Some basics every nonprofit should be measuring include:
- total dollars raised through fundraising
- total dollars raise in each category of fundraising, for example—grants, corporate funding, special events, direct mail, telephone fundraising, in person fundraising, and online fundraising
- total number of new donors attained each year
- total number of donors who increase their giving this year
- total number of donors who decreased their giving this year
- total number of donors who stopped giving this year
- total cost of fundraising program
It’s Not Just About the Dollars
Remember, though, it’s not just about the dollars. You should be measuring things such as number of donors in your pipeline, number of grant proposals being written, and percentages of your database to give it all.
It’s important to remember that you can measure things “upstream” and “downstream.” These are called leading indicators and trailing indicators.

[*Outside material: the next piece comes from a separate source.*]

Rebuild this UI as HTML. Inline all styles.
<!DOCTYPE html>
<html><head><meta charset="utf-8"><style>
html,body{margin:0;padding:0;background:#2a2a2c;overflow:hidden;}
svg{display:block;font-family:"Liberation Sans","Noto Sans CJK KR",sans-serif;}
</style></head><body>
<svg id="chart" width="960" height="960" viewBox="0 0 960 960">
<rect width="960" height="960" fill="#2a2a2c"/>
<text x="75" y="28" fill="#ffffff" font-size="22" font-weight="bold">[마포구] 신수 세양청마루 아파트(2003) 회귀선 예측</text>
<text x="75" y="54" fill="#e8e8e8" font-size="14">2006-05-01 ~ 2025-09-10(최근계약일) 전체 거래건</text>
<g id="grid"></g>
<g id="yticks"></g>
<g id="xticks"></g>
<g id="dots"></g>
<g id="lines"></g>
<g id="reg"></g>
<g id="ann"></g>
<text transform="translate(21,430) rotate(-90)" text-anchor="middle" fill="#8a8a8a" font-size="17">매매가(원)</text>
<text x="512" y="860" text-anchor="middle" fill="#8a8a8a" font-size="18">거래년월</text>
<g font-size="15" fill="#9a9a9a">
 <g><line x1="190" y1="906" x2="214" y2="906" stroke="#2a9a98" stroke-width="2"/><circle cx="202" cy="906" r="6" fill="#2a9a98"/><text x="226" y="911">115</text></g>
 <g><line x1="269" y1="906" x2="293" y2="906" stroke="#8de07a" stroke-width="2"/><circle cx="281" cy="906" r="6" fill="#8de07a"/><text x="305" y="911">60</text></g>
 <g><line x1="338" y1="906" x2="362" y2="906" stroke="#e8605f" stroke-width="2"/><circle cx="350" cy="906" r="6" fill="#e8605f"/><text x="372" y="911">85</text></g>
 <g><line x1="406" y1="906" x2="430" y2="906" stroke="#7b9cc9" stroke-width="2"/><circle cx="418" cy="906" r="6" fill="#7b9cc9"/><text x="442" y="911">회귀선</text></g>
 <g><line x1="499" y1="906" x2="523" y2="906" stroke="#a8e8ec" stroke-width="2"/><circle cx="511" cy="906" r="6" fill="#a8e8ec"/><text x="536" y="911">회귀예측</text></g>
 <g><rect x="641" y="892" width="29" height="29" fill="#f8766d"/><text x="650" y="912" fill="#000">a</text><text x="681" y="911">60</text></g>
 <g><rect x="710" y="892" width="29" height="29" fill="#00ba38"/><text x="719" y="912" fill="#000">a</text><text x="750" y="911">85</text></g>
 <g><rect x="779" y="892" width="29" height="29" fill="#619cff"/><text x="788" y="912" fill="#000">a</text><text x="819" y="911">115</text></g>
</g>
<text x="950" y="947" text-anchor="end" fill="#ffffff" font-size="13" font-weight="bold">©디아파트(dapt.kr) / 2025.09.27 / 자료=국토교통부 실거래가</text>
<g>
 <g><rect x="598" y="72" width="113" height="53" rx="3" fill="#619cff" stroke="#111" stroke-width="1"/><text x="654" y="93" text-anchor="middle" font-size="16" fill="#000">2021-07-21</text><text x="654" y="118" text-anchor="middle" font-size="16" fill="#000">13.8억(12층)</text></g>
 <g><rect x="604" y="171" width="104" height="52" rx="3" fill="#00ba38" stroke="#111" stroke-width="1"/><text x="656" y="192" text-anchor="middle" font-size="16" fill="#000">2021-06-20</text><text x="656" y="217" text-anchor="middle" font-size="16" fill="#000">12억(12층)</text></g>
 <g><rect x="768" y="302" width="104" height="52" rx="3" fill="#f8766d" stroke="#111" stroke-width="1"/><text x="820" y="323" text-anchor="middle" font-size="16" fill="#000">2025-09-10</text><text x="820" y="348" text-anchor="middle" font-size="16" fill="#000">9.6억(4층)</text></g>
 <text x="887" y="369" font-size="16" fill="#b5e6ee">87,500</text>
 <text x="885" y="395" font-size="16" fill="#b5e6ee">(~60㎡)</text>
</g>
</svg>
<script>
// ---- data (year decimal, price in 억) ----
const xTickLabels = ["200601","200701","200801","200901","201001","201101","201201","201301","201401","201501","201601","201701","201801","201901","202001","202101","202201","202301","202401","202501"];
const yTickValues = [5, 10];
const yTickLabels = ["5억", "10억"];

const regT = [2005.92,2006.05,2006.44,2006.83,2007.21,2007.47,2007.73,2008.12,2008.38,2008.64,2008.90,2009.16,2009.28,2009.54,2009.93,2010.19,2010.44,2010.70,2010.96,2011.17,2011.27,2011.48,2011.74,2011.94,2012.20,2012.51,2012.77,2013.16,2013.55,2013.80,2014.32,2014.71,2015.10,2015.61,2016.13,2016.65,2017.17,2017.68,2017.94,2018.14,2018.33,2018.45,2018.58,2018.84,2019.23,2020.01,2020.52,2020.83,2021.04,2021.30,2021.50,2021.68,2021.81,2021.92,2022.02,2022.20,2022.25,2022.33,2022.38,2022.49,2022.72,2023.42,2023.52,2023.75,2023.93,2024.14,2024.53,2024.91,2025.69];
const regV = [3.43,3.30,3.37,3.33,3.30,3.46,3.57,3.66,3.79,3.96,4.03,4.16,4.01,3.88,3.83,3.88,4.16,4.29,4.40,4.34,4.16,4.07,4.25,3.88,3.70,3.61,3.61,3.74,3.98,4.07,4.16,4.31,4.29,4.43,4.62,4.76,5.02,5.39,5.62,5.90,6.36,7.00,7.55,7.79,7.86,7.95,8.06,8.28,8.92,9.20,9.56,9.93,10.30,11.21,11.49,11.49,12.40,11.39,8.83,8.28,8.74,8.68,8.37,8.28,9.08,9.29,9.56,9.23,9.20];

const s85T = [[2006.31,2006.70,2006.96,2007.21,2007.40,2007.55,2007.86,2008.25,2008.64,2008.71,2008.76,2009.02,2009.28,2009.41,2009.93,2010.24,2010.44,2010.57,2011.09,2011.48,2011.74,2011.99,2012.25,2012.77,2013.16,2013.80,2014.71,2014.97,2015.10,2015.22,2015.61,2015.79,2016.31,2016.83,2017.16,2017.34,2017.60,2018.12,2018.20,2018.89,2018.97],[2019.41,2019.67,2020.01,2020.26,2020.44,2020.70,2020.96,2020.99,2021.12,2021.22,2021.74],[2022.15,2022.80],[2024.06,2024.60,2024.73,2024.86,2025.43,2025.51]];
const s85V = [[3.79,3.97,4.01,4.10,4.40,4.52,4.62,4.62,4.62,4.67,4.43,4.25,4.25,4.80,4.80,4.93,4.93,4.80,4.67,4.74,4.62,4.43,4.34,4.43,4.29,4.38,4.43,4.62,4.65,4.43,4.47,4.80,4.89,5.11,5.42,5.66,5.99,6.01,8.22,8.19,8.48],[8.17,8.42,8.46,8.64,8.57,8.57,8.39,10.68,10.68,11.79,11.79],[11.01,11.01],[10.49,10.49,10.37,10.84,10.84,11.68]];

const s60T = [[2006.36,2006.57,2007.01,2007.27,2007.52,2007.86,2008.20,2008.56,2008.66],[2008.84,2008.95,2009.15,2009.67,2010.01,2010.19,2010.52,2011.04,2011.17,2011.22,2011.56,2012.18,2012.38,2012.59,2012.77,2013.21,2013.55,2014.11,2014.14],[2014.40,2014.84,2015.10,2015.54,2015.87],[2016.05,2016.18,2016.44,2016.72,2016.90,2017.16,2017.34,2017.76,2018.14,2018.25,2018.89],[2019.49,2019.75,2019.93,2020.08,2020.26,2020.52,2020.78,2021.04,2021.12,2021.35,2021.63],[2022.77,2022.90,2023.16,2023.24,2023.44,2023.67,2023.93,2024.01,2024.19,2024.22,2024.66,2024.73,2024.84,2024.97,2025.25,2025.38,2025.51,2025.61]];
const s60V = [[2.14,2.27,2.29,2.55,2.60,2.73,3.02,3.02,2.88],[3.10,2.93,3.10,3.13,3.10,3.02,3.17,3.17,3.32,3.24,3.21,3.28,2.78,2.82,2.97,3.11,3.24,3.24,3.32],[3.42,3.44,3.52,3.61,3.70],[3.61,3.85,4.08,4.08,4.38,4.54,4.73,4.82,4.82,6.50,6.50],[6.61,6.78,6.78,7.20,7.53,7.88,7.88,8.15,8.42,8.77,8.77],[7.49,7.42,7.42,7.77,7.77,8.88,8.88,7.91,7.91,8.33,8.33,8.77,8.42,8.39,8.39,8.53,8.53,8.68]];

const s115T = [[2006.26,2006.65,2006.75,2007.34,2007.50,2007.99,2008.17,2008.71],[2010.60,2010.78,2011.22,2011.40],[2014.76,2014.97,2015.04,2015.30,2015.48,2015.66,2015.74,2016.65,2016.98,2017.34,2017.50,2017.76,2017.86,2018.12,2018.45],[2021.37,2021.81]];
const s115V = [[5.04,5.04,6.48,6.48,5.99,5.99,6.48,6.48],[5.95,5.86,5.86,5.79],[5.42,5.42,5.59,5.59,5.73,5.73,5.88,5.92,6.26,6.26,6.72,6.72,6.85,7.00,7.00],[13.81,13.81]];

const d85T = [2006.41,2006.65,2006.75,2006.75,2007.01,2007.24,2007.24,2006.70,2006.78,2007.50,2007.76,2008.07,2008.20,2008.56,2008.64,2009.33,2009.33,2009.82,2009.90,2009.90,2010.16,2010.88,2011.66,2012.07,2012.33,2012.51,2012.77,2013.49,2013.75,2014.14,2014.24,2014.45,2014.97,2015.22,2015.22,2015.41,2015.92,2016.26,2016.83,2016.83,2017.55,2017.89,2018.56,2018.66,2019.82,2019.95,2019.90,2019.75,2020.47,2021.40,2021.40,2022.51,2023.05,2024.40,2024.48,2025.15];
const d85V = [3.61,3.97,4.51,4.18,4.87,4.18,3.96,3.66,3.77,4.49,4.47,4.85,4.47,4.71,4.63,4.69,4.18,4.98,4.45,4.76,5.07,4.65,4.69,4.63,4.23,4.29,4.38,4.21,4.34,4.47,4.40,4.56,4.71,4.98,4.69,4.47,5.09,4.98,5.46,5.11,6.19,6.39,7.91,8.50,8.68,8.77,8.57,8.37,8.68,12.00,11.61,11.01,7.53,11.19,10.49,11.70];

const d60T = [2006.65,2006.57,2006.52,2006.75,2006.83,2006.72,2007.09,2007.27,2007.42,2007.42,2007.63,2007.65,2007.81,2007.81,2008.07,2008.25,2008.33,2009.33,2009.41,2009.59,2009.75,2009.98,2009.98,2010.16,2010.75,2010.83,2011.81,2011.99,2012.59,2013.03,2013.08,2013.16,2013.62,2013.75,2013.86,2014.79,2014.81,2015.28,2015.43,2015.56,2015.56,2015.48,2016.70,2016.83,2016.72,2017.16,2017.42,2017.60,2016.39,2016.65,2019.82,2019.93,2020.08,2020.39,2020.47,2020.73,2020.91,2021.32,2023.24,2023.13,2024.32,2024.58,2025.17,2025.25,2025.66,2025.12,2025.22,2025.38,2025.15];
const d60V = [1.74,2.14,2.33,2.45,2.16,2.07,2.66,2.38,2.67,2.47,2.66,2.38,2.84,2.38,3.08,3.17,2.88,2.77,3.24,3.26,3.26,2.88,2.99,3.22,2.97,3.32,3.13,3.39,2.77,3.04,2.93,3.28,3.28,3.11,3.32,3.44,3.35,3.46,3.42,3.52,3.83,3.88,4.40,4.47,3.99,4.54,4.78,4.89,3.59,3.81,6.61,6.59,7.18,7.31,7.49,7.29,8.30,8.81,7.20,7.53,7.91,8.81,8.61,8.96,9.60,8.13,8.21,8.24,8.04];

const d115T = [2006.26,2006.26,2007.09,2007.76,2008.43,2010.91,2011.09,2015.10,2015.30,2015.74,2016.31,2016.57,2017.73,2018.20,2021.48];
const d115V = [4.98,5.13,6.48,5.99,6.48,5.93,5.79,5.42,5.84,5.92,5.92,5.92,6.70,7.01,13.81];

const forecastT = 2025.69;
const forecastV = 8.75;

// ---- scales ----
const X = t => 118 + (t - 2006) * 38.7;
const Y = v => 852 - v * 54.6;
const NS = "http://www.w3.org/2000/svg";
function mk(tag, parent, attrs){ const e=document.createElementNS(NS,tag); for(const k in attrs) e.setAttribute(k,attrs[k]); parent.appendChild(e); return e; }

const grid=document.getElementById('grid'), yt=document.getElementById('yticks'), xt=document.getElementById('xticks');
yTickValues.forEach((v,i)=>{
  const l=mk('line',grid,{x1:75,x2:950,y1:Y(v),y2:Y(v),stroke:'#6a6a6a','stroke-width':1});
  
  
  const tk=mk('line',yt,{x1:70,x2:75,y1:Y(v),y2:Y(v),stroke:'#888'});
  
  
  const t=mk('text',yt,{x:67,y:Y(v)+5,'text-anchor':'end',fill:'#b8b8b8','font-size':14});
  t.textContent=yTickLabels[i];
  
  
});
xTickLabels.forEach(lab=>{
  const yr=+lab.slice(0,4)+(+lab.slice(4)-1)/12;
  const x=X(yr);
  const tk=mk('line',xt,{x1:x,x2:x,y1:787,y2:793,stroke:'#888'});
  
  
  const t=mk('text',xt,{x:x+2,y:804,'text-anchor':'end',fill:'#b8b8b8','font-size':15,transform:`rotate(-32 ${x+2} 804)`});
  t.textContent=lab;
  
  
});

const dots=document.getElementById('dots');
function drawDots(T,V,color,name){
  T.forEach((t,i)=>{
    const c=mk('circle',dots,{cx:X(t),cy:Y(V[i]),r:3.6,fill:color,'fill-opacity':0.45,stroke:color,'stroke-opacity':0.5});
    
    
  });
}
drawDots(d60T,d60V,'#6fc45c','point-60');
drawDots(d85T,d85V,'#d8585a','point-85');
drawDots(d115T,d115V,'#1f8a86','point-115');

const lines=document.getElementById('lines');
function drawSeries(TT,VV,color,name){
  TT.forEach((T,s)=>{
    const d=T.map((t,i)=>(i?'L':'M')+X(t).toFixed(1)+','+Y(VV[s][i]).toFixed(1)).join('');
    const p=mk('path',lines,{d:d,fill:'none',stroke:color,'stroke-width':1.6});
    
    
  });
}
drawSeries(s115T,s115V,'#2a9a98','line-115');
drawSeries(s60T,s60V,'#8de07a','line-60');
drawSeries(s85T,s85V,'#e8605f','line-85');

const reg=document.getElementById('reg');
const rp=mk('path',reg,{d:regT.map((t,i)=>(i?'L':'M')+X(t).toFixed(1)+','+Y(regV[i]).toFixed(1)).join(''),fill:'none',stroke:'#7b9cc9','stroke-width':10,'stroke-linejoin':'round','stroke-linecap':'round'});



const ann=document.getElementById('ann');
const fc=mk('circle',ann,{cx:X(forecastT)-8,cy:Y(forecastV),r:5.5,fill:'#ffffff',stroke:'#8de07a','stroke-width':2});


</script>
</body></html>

Trailing indicators are generally measured more than leading indicators, but both are important.
Trailing indicators would include things such as:
- total number of grants received this year
- total dollars netted at our special event
- total number of planned gifts received
Leading indicators include items such as:
- number of visits to major donor prospects made this month
- number of major donors who attended our cultivation event and will be added to our prospect list
- total number of potential grant funders researched
Measure, Measure, Measure
So don’t forget to measure, measure, measure, both before and after the fundraising transaction, and both monetary and nonmonetary goals.